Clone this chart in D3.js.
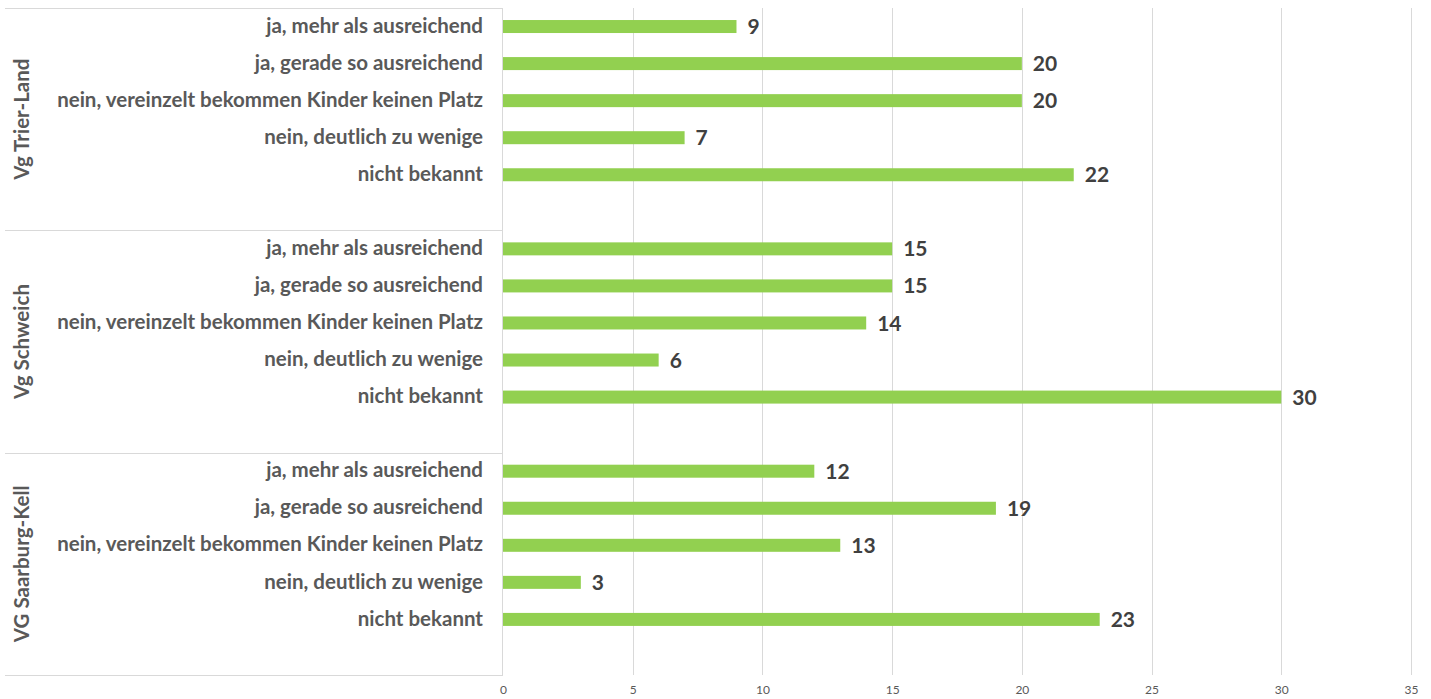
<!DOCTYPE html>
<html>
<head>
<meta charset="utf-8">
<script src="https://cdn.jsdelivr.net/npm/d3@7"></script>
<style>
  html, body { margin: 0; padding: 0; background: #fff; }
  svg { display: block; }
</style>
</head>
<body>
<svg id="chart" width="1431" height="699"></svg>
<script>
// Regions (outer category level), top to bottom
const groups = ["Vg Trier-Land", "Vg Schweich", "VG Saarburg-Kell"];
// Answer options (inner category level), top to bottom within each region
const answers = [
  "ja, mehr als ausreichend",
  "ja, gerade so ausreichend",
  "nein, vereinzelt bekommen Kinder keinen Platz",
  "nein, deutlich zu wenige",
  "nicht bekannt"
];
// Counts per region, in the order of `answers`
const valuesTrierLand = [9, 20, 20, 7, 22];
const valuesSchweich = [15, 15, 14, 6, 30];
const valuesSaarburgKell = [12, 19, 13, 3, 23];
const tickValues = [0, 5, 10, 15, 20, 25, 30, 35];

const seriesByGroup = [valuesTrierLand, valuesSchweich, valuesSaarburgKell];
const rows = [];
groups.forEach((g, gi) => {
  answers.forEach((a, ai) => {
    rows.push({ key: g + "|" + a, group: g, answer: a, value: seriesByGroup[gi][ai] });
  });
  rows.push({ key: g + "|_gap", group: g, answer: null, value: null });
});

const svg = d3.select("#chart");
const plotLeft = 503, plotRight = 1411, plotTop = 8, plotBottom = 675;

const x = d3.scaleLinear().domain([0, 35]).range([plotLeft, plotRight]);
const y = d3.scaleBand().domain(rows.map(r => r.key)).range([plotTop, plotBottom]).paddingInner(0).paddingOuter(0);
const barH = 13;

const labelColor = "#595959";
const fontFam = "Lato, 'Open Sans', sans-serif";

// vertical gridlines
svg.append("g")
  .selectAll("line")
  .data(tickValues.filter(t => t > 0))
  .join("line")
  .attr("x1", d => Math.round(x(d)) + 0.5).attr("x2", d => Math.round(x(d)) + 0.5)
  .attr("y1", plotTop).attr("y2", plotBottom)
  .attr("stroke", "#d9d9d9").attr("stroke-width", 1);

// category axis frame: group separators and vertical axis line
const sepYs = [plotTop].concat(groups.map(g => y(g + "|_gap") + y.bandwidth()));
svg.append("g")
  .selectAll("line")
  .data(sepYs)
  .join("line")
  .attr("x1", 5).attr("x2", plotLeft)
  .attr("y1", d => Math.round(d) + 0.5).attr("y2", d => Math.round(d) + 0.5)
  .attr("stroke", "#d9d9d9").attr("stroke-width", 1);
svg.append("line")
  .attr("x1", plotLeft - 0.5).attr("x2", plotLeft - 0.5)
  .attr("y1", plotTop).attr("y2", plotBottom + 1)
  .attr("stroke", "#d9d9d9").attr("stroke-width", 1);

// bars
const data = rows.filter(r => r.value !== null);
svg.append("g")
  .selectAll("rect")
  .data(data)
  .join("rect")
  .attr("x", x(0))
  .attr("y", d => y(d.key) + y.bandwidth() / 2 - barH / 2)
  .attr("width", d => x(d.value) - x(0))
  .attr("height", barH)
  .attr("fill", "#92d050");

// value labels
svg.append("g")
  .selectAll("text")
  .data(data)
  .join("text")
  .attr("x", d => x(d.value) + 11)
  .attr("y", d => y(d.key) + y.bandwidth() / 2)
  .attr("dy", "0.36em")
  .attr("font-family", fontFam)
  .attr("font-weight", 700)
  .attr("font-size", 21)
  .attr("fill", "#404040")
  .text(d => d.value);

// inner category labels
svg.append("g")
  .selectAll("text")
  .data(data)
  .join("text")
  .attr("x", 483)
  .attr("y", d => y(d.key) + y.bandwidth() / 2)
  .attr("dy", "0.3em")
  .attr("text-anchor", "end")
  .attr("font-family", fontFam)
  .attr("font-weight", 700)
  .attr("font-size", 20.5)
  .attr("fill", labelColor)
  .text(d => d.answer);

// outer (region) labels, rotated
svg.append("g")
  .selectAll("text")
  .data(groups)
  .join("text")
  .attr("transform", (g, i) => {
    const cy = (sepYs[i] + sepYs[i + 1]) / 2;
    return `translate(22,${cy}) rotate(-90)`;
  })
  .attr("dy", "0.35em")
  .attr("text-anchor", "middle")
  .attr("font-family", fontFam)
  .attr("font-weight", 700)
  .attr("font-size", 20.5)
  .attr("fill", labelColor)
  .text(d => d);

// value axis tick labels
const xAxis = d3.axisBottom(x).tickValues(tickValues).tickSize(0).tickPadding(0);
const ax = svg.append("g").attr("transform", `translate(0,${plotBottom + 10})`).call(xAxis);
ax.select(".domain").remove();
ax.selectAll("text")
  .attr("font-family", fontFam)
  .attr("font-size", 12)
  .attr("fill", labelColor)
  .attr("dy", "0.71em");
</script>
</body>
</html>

::::

All of the data above should be transcribed verbatim, with pictures omitted.

> The response
Clone this chart in D3.js.
<!DOCTYPE html>
<html>
<head>
<meta charset="utf-8">
<script src="https://cdn.jsdelivr.net/npm/d3@7"></script>
<style>
  html, body { margin: 0; padding: 0; background: #fff; }
  svg { display: block; }
</style>
</head>
<body>
<svg id="chart" width="1431" height="699"></svg>
<script>
// Regions (outer category level), top to bottom
const groups = ["Vg Trier-Land", "Vg Schweich", "VG Saarburg-Kell"];
// Answer options (inner category level), top to bottom within each region
const answers = [
  "ja, mehr als ausreichend",
  "ja, gerade so ausreichend",
  "nein, vereinzelt bekommen Kinder keinen Platz",
  "nein, deutlich zu wenige",
  "nicht bekannt"
];
// Counts per region, in the order of `answers`
const valuesTrierLand = [9, 20, 20, 7, 22];
const valuesSchweich = [15, 15, 14, 6, 30];
const valuesSaarburgKell = [12, 19, 13, 3, 23];
const tickValues = [0, 5, 10, 15, 20, 25, 30, 35];

const seriesByGroup = [valuesTrierLand, valuesSchweich, valuesSaarburgKell];
const rows = [];
groups.forEach((g, gi) => {
  answers.forEach((a, ai) => {
    rows.push({ key: g + "|" + a, group: g, answer: a, value: seriesByGroup[gi][ai] });
  });
  rows.push({ key: g + "|_gap", group: g, answer: null, value: null });
});

const svg = d3.select("#chart");
const plotLeft = 503, plotRight = 1411, plotTop = 8, plotBottom = 675;

const x = d3.scaleLinear().domain([0, 35]).range([plotLeft, plotRight]);
const y = d3.scaleBand().domain(rows.map(r => r.key)).range([plotTop, plotBottom]).paddingInner(0).paddingOuter(0);
const barH = 13;

const labelColor = "#595959";
const fontFam = "Lato, 'Open Sans', sans-serif";

// vertical gridlines
svg.append("g")
  .selectAll("line")
  .data(tickValues.filter(t => t > 0))
  .join("line")
  .attr("x1", d => Math.round(x(d)) + 0.5).attr("x2", d => Math.round(x(d)) + 0.5)
  .attr("y1", plotTop).attr("y2", plotBottom)
  .attr("stroke", "#d9d9d9").attr("stroke-width", 1);

// category axis frame: group separators and vertical axis line
const sepYs = [plotTop].concat(groups.map(g => y(g + "|_gap") + y.bandwidth()));
svg.append("g")
  .selectAll("line")
  .data(sepYs)
  .join("line")
  .attr("x1", 5).attr("x2", plotLeft)
  .attr("y1", d => Math.round(d) + 0.5).attr("y2", d => Math.round(d) + 0.5)
  .attr("stroke", "#d9d9d9").attr("stroke-width", 1);
svg.append("line")
  .attr("x1", plotLeft - 0.5).attr("x2", plotLeft - 0.5)
  .attr("y1", plotTop).attr("y2", plotBottom + 1)
  .attr("stroke", "#d9d9d9").attr("stroke-width", 1);

// bars
const data = rows.filter(r => r.value !== null);
svg.append("g")
  .selectAll("rect")
  .data(data)
  .join("rect")
  .attr("x", x(0))
  .attr("y", d => y(d.key) + y.bandwidth() / 2 - barH / 2)
  .attr("width", d => x(d.value) - x(0))
  .attr("height", barH)
  .attr("fill", "#92d050");

// value labels
svg.append("g")
  .selectAll("text")
  .data(data)
  .join("text")
  .attr("x", d => x(d.value) + 11)
  .attr("y", d => y(d.key) + y.bandwidth() / 2)
  .attr("dy", "0.36em")
  .attr("font-family", fontFam)
  .attr("font-weight", 700)
  .attr("font-size", 21)
  .attr("fill", "#404040")
  .text(d => d.value);

// inner category labels
svg.append("g")
  .selectAll("text")
  .data(data)
  .join("text")
  .attr("x", 483)
  .attr("y", d => y(d.key) + y.bandwidth() / 2)
  .attr("dy", "0.3em")
  .attr("text-anchor", "end")
  .attr("font-family", fontFam)
  .attr("font-weight", 700)
  .attr("font-size", 20.5)
  .attr("fill", labelColor)
  .text(d => d.answer);

// outer (region) labels, rotated
svg.append("g")
  .selectAll("text")
  .data(groups)
  .join("text")
  .attr("transform", (g, i) => {
    const cy = (sepYs[i] + sepYs[i + 1]) / 2;
    return `translate(22,${cy}) rotate(-90)`;
  })
  .attr("dy", "0.35em")
  .attr("text-anchor", "middle")
  .attr("font-family", fontFam)
  .attr("font-weight", 700)
  .attr("font-size", 20.5)
  .attr("fill", labelColor)
  .text(d => d);

// value axis tick labels
const xAxis = d3.axisBottom(x).tickValues(tickValues).tickSize(0).tickPadding(0);
const ax = svg.append("g").attr("transform", `translate(0,${plotBottom + 10})`).call(xAxis);
ax.select(".domain").remove();
ax.selectAll("text")
  .attr("font-family", fontFam)
  .attr("font-size", 12)
  .attr("fill", labelColor)
  .attr("dy", "0.71em");
</script>
</body>
</html>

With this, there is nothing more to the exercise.